R4N+ and Cl− stabilized α-formamidinium lead triiodide and efficient bar-coated mini-modules

The higher thermodynamic stability of formamidinium lead triiodide (FAPbI3) in the yellow non-perovskite (δ-phase) than the black perovskite (α-phase) at room temperature causes spontaneous α-phase to δ-phase transition. Stabilization of α-FAPbI3 by alloying the perovskite composition is limited by band gap broadening and halide segregation. Furthermore, commercial PSCs require coating methods suitable for large-area modules. Herein, we report α-phase stabilization of FAPbI3 without band gap broadening using R4N+ cations and Cl− anions.

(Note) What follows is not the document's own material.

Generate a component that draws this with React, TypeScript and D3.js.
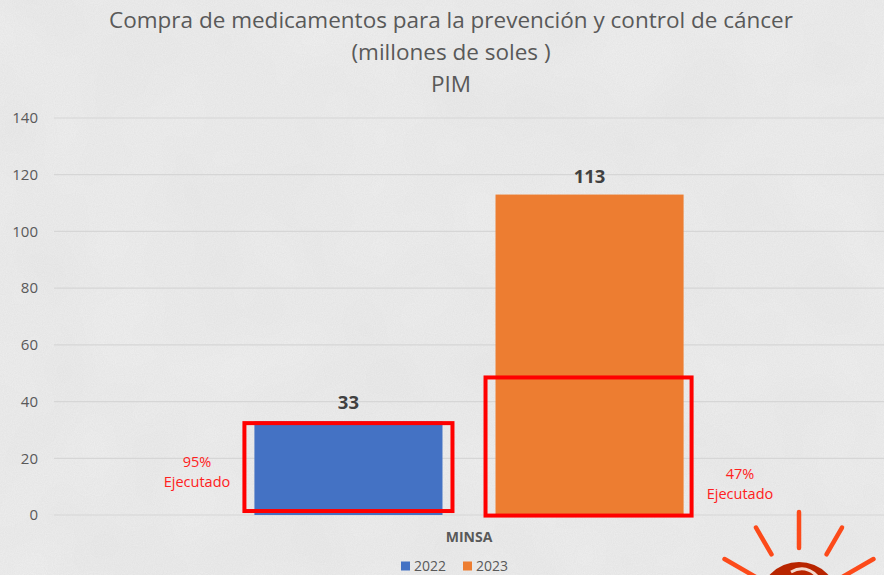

Subsequently, high-efficiency perovskite solar mini-modules (PSMs) were fabricated using a bar-coating process with simultaneous defect passivation and hole-transport promotion which exhibited a maximum power conversion efficiency (PCE) of 21.23% (certified 20.33%, 36.4-cm2 area). The PCE in the 1-cm2 area fabricated by bar-coating was 23.24% (certified 22.79%, the highest in those fabricated by scalable bar-coating method). Furthermore, the encapsulated PSM retained 93% of its initial PCE, even after 870 h under continuous one-sun illumination.